Given data:
--*--

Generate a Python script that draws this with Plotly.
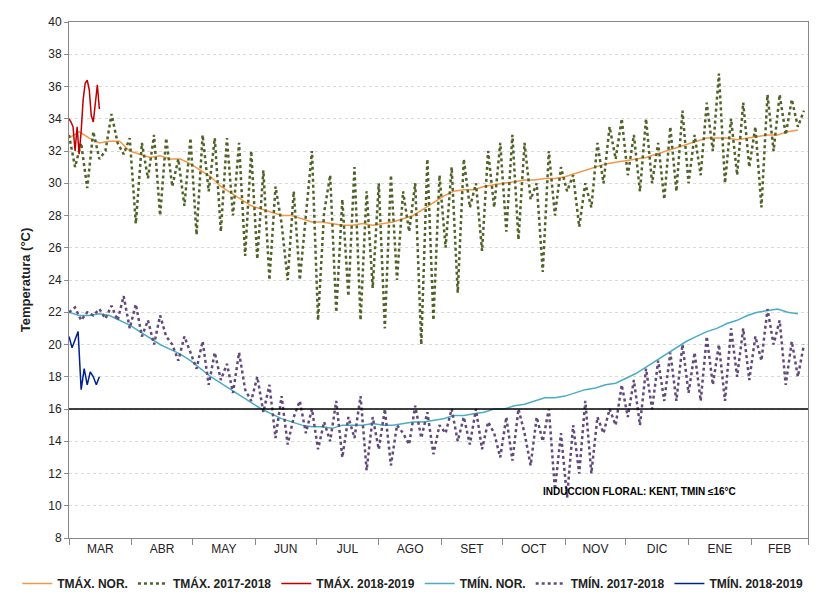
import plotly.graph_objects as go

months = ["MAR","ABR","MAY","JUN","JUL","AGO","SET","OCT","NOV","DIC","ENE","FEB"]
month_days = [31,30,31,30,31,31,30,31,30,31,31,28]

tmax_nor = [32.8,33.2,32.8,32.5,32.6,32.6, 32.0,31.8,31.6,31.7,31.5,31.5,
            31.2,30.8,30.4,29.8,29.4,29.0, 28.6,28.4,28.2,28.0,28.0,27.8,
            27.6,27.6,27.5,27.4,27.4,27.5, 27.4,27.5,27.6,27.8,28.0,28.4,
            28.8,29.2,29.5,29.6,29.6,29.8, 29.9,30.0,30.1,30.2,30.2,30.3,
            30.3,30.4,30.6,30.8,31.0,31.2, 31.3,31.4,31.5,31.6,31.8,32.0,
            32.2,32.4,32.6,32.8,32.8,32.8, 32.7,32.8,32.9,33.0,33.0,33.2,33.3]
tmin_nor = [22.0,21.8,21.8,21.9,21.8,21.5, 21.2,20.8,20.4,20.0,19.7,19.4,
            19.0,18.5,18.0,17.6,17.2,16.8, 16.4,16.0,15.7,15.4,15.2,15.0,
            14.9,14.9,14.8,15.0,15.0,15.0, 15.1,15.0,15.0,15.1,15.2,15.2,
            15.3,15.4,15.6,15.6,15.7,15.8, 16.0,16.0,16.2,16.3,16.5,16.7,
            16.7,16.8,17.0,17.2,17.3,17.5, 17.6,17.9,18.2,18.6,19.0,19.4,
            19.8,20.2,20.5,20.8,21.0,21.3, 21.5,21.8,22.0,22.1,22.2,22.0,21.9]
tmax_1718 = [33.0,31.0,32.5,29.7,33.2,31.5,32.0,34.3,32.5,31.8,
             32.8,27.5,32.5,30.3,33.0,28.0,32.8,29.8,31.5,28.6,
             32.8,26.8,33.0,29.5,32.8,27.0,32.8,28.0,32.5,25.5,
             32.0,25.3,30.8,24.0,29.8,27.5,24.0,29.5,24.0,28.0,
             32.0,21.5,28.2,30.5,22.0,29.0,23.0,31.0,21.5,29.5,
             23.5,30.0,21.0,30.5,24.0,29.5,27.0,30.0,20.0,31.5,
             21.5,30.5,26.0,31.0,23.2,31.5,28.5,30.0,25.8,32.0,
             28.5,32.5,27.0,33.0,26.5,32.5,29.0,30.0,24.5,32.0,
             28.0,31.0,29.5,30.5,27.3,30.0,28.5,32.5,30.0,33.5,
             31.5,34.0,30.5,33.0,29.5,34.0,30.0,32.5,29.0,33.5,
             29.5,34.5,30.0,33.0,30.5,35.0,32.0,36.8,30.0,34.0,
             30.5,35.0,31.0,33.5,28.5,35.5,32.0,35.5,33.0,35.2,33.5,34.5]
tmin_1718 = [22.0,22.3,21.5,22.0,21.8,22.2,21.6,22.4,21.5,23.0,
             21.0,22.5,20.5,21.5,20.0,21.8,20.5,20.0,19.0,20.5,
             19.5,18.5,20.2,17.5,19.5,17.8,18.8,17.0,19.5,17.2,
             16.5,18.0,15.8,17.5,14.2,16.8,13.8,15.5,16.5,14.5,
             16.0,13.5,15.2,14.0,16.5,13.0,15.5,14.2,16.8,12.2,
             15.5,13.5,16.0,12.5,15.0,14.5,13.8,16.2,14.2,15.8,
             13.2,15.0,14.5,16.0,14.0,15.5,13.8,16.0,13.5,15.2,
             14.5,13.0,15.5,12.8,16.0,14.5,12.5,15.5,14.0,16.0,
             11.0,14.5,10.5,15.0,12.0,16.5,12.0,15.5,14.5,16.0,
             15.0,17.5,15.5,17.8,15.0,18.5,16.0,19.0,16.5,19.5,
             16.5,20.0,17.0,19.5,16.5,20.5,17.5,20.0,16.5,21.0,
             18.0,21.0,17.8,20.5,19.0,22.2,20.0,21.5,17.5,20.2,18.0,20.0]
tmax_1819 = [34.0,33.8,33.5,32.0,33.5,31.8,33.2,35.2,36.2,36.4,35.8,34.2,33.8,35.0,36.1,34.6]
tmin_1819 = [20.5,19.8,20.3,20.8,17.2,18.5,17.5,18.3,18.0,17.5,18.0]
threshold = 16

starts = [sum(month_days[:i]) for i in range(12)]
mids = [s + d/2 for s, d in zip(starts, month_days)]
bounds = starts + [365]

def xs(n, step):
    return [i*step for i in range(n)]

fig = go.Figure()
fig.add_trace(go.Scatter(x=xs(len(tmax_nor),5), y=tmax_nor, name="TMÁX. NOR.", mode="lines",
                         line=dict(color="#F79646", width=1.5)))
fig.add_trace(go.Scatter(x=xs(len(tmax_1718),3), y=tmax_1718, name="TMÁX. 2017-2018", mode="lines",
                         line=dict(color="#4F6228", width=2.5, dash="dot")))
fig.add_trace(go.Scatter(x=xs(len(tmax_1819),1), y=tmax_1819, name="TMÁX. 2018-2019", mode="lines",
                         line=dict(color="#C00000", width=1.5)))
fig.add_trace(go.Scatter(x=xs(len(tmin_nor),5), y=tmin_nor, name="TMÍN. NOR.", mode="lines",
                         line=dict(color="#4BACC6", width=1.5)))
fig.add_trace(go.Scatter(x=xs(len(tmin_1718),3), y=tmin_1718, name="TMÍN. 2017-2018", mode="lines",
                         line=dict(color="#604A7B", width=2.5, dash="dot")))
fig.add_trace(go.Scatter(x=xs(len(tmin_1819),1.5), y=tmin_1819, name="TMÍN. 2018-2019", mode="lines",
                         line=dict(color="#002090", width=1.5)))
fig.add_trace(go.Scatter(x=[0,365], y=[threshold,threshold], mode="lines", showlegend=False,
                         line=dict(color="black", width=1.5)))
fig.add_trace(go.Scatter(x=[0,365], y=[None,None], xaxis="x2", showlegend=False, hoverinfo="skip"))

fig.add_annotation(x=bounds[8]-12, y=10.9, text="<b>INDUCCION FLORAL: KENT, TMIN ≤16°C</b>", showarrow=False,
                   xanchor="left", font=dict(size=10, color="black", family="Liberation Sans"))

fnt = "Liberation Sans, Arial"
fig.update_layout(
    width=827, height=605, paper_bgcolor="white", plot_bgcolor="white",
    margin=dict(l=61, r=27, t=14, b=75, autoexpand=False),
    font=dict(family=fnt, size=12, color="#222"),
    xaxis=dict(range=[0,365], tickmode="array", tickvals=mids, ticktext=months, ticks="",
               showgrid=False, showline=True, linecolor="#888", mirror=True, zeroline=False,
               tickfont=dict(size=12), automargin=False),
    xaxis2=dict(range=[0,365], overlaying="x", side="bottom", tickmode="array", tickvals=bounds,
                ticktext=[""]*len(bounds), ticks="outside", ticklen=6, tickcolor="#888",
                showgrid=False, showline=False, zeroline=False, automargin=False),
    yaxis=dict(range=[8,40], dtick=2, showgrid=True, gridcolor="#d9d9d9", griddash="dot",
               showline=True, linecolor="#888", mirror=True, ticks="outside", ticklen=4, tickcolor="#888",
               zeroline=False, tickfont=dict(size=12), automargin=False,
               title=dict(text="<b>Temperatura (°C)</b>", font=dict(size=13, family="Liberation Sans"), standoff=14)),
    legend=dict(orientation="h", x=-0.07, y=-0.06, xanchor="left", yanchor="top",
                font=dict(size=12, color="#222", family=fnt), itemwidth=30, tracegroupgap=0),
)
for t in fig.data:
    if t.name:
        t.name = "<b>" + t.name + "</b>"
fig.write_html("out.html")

--*--

What the task requires: Repeat the listing verbatim. Skip the pictures.

Response to the task:
Generate a Python script that draws this with Plotly.
import plotly.graph_objects as go

months = ["MAR","ABR","MAY","JUN","JUL","AGO","SET","OCT","NOV","DIC","ENE","FEB"]
month_days = [31,30,31,30,31,31,30,31,30,31,31,28]

tmax_nor = [32.8,33.2,32.8,32.5,32.6,32.6, 32.0,31.8,31.6,31.7,31.5,31.5,
            31.2,30.8,30.4,29.8,29.4,29.0, 28.6,28.4,28.2,28.0,28.0,27.8,
            27.6,27.6,27.5,27.4,27.4,27.5, 27.4,27.5,27.6,27.8,28.0,28.4,
            28.8,29.2,29.5,29.6,29.6,29.8, 29.9,30.0,30.1,30.2,30.2,30.3,
            30.3,30.4,30.6,30.8,31.0,31.2, 31.3,31.4,31.5,31.6,31.8,32.0,
            32.2,32.4,32.6,32.8,32.8,32.8, 32.7,32.8,32.9,33.0,33.0,33.2,33.3]
tmin_nor = [22.0,21.8,21.8,21.9,21.8,21.5, 21.2,20.8,20.4,20.0,19.7,19.4,
            19.0,18.5,18.0,17.6,17.2,16.8, 16.4,16.0,15.7,15.4,15.2,15.0,
            14.9,14.9,14.8,15.0,15.0,15.0, 15.1,15.0,15.0,15.1,15.2,15.2,
            15.3,15.4,15.6,15.6,15.7,15.8, 16.0,16.0,16.2,16.3,16.5,16.7,
            16.7,16.8,17.0,17.2,17.3,17.5, 17.6,17.9,18.2,18.6,19.0,19.4,
            19.8,20.2,20.5,20.8,21.0,21.3, 21.5,21.8,22.0,22.1,22.2,22.0,21.9]
tmax_1718 = [33.0,31.0,32.5,29.7,33.2,31.5,32.0,34.3,32.5,31.8,
             32.8,27.5,32.5,30.3,33.0,28.0,32.8,29.8,31.5,28.6,
             32.8,26.8,33.0,29.5,32.8,27.0,32.8,28.0,32.5,25.5,
             32.0,25.3,30.8,24.0,29.8,27.5,24.0,29.5,24.0,28.0,
             32.0,21.5,28.2,30.5,22.0,29.0,23.0,31.0,21.5,29.5,
             23.5,30.0,21.0,30.5,24.0,29.5,27.0,30.0,20.0,31.5,
             21.5,30.5,26.0,31.0,23.2,31.5,28.5,30.0,25.8,32.0,
             28.5,32.5,27.0,33.0,26.5,32.5,29.0,30.0,24.5,32.0,
             28.0,31.0,29.5,30.5,27.3,30.0,28.5,32.5,30.0,33.5,
             31.5,34.0,30.5,33.0,29.5,34.0,30.0,32.5,29.0,33.5,
             29.5,34.5,30.0,33.0,30.5,35.0,32.0,36.8,30.0,34.0,
             30.5,35.0,31.0,33.5,28.5,35.5,32.0,35.5,33.0,35.2,33.5,34.5]
tmin_1718 = [22.0,22.3,21.5,22.0,21.8,22.2,21.6,22.4,21.5,23.0,
             21.0,22.5,20.5,21.5,20.0,21.8,20.5,20.0,19.0,20.5,
             19.5,18.5,20.2,17.5,19.5,17.8,18.8,17.0,19.5,17.2,
             16.5,18.0,15.8,17.5,14.2,16.8,13.8,15.5,16.5,14.5,
             16.0,13.5,15.2,14.0,16.5,13.0,15.5,14.2,16.8,12.2,
             15.5,13.5,16.0,12.5,15.0,14.5,13.8,16.2,14.2,15.8,
             13.2,15.0,14.5,16.0,14.0,15.5,13.8,16.0,13.5,15.2,
             14.5,13.0,15.5,12.8,16.0,14.5,12.5,15.5,14.0,16.0,
             11.0,14.5,10.5,15.0,12.0,16.5,12.0,15.5,14.5,16.0,
             15.0,17.5,15.5,17.8,15.0,18.5,16.0,19.0,16.5,19.5,
             16.5,20.0,17.0,19.5,16.5,20.5,17.5,20.0,16.5,21.0,
             18.0,21.0,17.8,20.5,19.0,22.2,20.0,21.5,17.5,20.2,18.0,20.0]
tmax_1819 = [34.0,33.8,33.5,32.0,33.5,31.8,33.2,35.2,36.2,36.4,35.8,34.2,33.8,35.0,36.1,34.6]
tmin_1819 = [20.5,19.8,20.3,20.8,17.2,18.5,17.5,18.3,18.0,17.5,18.0]
threshold = 16

starts = [sum(month_days[:i]) for i in range(12)]
mids = [s + d/2 for s, d in zip(starts, month_days)]
bounds = starts + [365]

def xs(n, step):
    return [i*step for i in range(n)]

fig = go.Figure()
fig.add_trace(go.Scatter(x=xs(len(tmax_nor),5), y=tmax_nor, name="TMÁX. NOR.", mode="lines",
                         line=dict(color="#F79646", width=1.5)))
fig.add_trace(go.Scatter(x=xs(len(tmax_1718),3), y=tmax_1718, name="TMÁX. 2017-2018", mode="lines",
                         line=dict(color="#4F6228", width=2.5, dash="dot")))
fig.add_trace(go.Scatter(x=xs(len(tmax_1819),1), y=tmax_1819, name="TMÁX. 2018-2019", mode="lines",
                         line=dict(color="#C00000", width=1.5)))
fig.add_trace(go.Scatter(x=xs(len(tmin_nor),5), y=tmin_nor, name="TMÍN. NOR.", mode="lines",
                         line=dict(color="#4BACC6", width=1.5)))
fig.add_trace(go.Scatter(x=xs(len(tmin_1718),3), y=tmin_1718, name="TMÍN. 2017-2018", mode="lines",
                         line=dict(color="#604A7B", width=2.5, dash="dot")))
fig.add_trace(go.Scatter(x=xs(len(tmin_1819),1.5), y=tmin_1819, name="TMÍN. 2018-2019", mode="lines",
                         line=dict(color="#002090", width=1.5)))
fig.add_trace(go.Scatter(x=[0,365], y=[threshold,threshold], mode="lines", showlegend=False,
                         line=dict(color="black", width=1.5)))
fig.add_trace(go.Scatter(x=[0,365], y=[None,None], xaxis="x2", showlegend=False, hoverinfo="skip"))

fig.add_annotation(x=bounds[8]-12, y=10.9, text="<b>INDUCCION FLORAL: KENT, TMIN ≤16°C</b>", showarrow=False,
                   xanchor="left", font=dict(size=10, color="black", family="Liberation Sans"))

fnt = "Liberation Sans, Arial"
fig.update_layout(
    width=827, height=605, paper_bgcolor="white", plot_bgcolor="white",
    margin=dict(l=61, r=27, t=14, b=75, autoexpand=False),
    font=dict(family=fnt, size=12, color="#222"),
    xaxis=dict(range=[0,365], tickmode="array", tickvals=mids, ticktext=months, ticks="",
               showgrid=False, showline=True, linecolor="#888", mirror=True, zeroline=False,
               tickfont=dict(size=12), automargin=False),
    xaxis2=dict(range=[0,365], overlaying="x", side="bottom", tickmode="array", tickvals=bounds,
                ticktext=[""]*len(bounds), ticks="outside", ticklen=6, tickcolor="#888",
                showgrid=False, showline=False, zeroline=False, automargin=False),
    yaxis=dict(range=[8,40], dtick=2, showgrid=True, gridcolor="#d9d9d9", griddash="dot",
               showline=True, linecolor="#888", mirror=True, ticks="outside", ticklen=4, tickcolor="#888",
               zeroline=False, tickfont=dict(size=12), automargin=False,
               title=dict(text="<b>Temperatura (°C)</b>", font=dict(size=13, family="Liberation Sans"), standoff=14)),
    legend=dict(orientation="h", x=-0.07, y=-0.06, xanchor="left", yanchor="top",
                font=dict(size=12, color="#222", family=fnt), itemwidth=30, tracegroupgap=0),
)
for t in fig.data:
    if t.name:
        t.name = "<b>" + t.name + "</b>"
fig.write_html("out.html")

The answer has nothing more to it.